Managers are, more than ever before, faced with the challenge of raising the productivity of employees. According to Peter Drucker, in an article entitled “The New Productivity Challenge” in the Harvard Business Review, “this challenge will dominate the management agenda for the next several decades”.

There is a need to measure productivity, to benchmark it and to continuously improve it. We once used to say “creating wealth with people” and now many businesses are “creating wealth without people”. This is a new reality of the work-place. How many jobs have become automated and how many have been rendered redundant by technology?

ATMs have replaced bank cashiers and operate 24/7. In the manufacturing sector, so many jobs have been replaced by automated machines. Low-skilled jobs are being eliminated. Technology is also replacing the very complicated jobs which many employees would run away from.

The greatest determinant of business success nowadays is “costs of production/operation”. Managers have this immense responsibility of keeping cost of production or of operation, at its lowest possible level. This partly explains why lay-offs are the first solution in times of crisis.

Historically, employees have always demanded salary increases. They are always looking for better payments. The danger lies in the fact that this will force managers to have recourse to technology and automation whenever and wherever possible. Not many will be happy with such a statement. Yet, this is what we see happening in the world of work.

The challenge for managers is to ensure that employees are given opportunities to explore and generate ideas and concepts that will strengthen the position of the business in its market. “Achieve more with fewer resources” is the new winning formula that all are testing.

Whatever else is said, productivity will always determine the competitiveness of all businesses and will determine, as was rightly stated by Peter Drucker “the very fabric of society and the quality of life in every industrialized nation”.

The famous quote that says “we should produce the cake to be able to share it” is a good way of demonstrating the importance of productivity for if there is no cake, there is nothing to share. Some few people have been trying to criticize the concept of productivity. It is high time all of us realize its true importance.

Many have now aknowledged that it is productivity which determines the wealth of a country. It allows a country to have a high level of GDP per capita and a high standard of living. The quality of life is highly dependent on the level of productivity. Everyone would like to have a high standard of living.
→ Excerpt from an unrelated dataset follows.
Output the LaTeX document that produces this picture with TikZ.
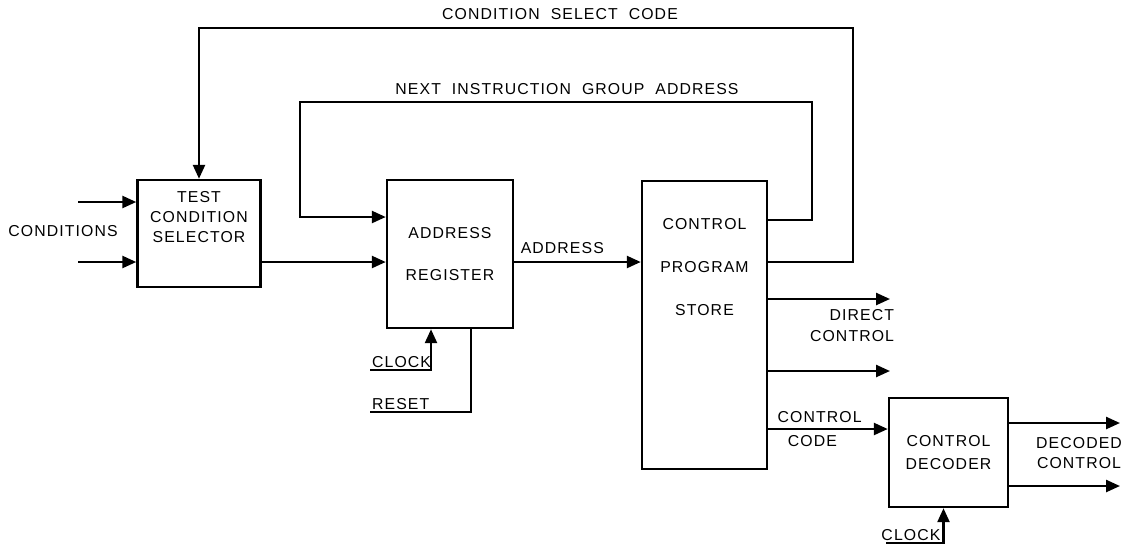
\documentclass[tikz,border=0pt]{standalone}
\usepackage{fontspec}
\setmainfont{Liberation Sans}[LetterSpace=7, WordSpace=2]
\usetikzlibrary{arrows.meta,positioning}

\tikzset{
  blk/.style 2 args={draw, line width=1.4pt, minimum width=#1, minimum height=#2, inner sep=0pt, align=center},
  sig/.style={line width=1.4pt},
  arr/.style={sig, -{Triangle[length=2.8mm,width=2.4mm]}},
  txt/.style={align=center, inner sep=1.5pt}
}

\begin{document}
\begin{tikzpicture}[x=0.02cm, y=-0.02cm, font=\fontsize{9}{11.4}\selectfont]
\useasboundingbox (0,0) rectangle (1126,556);

% Blocks
\node[blk={2.46cm}{2.14cm}] (tcs) at (199,233.5) {};
\node[txt, below=0.2cm of tcs.north] (tcs-t) {TEST\\CONDITION\\SELECTOR};
\node[blk={2.52cm}{2.96cm}] (ar) at (450,254) {ADDRESS\\[13pt]REGISTER};
\node[blk={2.5cm}{5.76cm}] (cps) at (704.5,325) {};
\node[txt, below=0.72cm of cps.north] (cps-t) {CONTROL\\[13pt]PROGRAM\\[13pt]STORE};
\node[blk={2.38cm}{2.18cm}] (cd) at (948.5,452.5) {CONTROL\\[2pt]DECODER};

% Rows and corners
\coordinate (cin1) at (78,202);
\coordinate (cin2) at (78,262);
\coordinate (mainrow) at (0,262);
\coordinate (csc) at (853,28);
\coordinate (nig) at (812,102);
\coordinate (nigrow) at (0,220);
\coordinate (nigl) at (300,217);
\coordinate (clk1) at (370,370);
\coordinate (rst) at (370,412);
\coordinate (dc1) at (890,299);
\coordinate (dc2) at (890,371);
\coordinate (ccrow) at (0,429);
\coordinate (dec1) at (1120,423);
\coordinate (dec2) at (1120,486);
\coordinate (clk2) at (886,543);

% Conditions in
\draw[arr] (cin1) -- (tcs.west |- cin1);
\draw[arr] (cin2) -- (tcs.west |- cin2);
\node (cond) at (63,231) {CONDITIONS};

% Main path
\draw[arr] (tcs.east |- mainrow) -- (ar.west |- mainrow);
\draw[arr] (ar.east |- mainrow) -- node[above, pos=0.38, inner sep=4pt] (addr) {ADDRESS} (cps.west |- mainrow);

% Feedback loops
\draw[arr] (cps.east |- mainrow) -| (csc) -| (tcs.north);
\node (csc-l) at (560,14) {CONDITION SELECT CODE};
\draw[arr] (cps.east |- nigrow) -| (nig) -| (nigl) -- (ar.west |- nigl);
\node (nig-l) at (567,89) {NEXT INSTRUCTION GROUP ADDRESS};

% Clock and reset
\draw[arr] (clk1) -| ([xshift=-0.38cm]ar.south);
\node[above right, inner sep=1pt] (clk1-l) at (clk1) {CLOCK};
\draw[sig] (rst) -| ([xshift=0.42cm]ar.south);
\node[above right, inner sep=1pt] (rst-l) at (rst) {RESET};

% Outputs of store
\draw[arr] (cps.east |- dc1) -- (dc1);
\draw[arr] (cps.east |- dc2) -- (dc2);
\node[txt, anchor=north east, align=right] (dc-l) at (897,306) {DIRECT\\[1pt]CONTROL};
\draw[arr] (cps.east |- ccrow) -- node[above, pos=0.43, inner sep=3pt] (cc-a) {CONTROL} node[below, pos=0.37, inner sep=3pt] (cc-b) {CODE} (cd.west |- ccrow);

% Decoder
\draw[arr] (cd.east |- dec1) -- (dec1);
\draw[arr] (cd.east |- dec2) -- (dec2);
\node[txt] (dec-l) at (1079,453) {DECODED\\CONTROL};
\draw[arr] (clk2) -| ([xshift=-0.1cm]cd.south);
\node[above left, inner sep=1pt] (clk2-l) at ([xshift=-0.12cm]cd.south |- clk2) {CLOCK};

\end{tikzpicture}
\end{document}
This is possible only when we use all the productive resources of an economy; especially human resources in an effective and efficient way.

We all have to promote a culture of productivity. Each one of us must contribute in our own ways to explain its importance. Once the idea is generally accepted by one and all, the pursuit of higher productivity will become a national issue. We need to use all the opportunities at hand to educate, inform, enlighten and inculcate the notions of productivity.

Higher productivity would lead to lower average costs, improved competitiveness, improved business performance, higher profits, higher wages and, most importantly, economic growth. All these lead to improved confidence in the economy, therefore more investments and more jobs created. This is why “Productivity will continue to dominate the management agenda”.